NavList:
A Community Devoted to the Preservation and Practice of Celestial Navigation and Other Methods of Traditional Wayfinding
From: Örjan Sandström
Date: 2012 Oct 12, 11:41 -0700
I posted an explanation while ago how to divide a circle into 3 degree segments accurate to level you can measure.
usually this translates to, at best 0.1 degree accuracy, with a good steel ruler good divider and plenty of time and care. more on posting linked to below.
http://fer3.com/arc/m2.aspx?i=119943
the 1° div can be made with a verniere system but it is a bit of a cheat, you need perspex or similar transparent material and scribe lines from centre of that correspondig to 0, 3, 6, 9 and 12 degrees.
first using 0° as "cardial" line and the others as "divisions" slide the 0° line out on top of and paralell to a "0" line on the scale you want to subdivide until 9° line is touching the next division on the circle you can now drill a hole where the 3 and 6 degree lines of the perspex vernier meet and thus pick out the 1 and 2° ticks, now repeat using 12° as cardinal, the difference should be small enough to require loupe to see if any, error should be shade less than 5% of distance between ticks in theory, but we all know practice and theory.....
now you have a circle divided into single degrees.

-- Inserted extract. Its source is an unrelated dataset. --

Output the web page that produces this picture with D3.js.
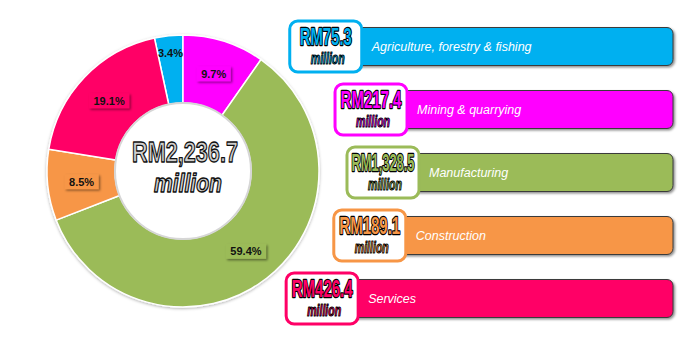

having done as posting linked and the above you can make a verniere covering 10 degrees slide this out same way until 9 lines of the original scale are covered by 10 lines of the vernier scale using 5° line as centre this way you could get down to half degrees accurately, no sadly not 1/10° as the lines are not paralell they just indicate centre between two div not 1/10.
if two such verniers are added to a rotating arm (two verniers 180° appart) this arrangement can be used to see errors in individual division ticks so they can be corrected.
further iterations (second time with scales 181°appart third 183°...) this should improve accuracy if care is taken, hard part is getting below 10' accuracy, for that lines need to be very fine and divisions extremely accurately cut.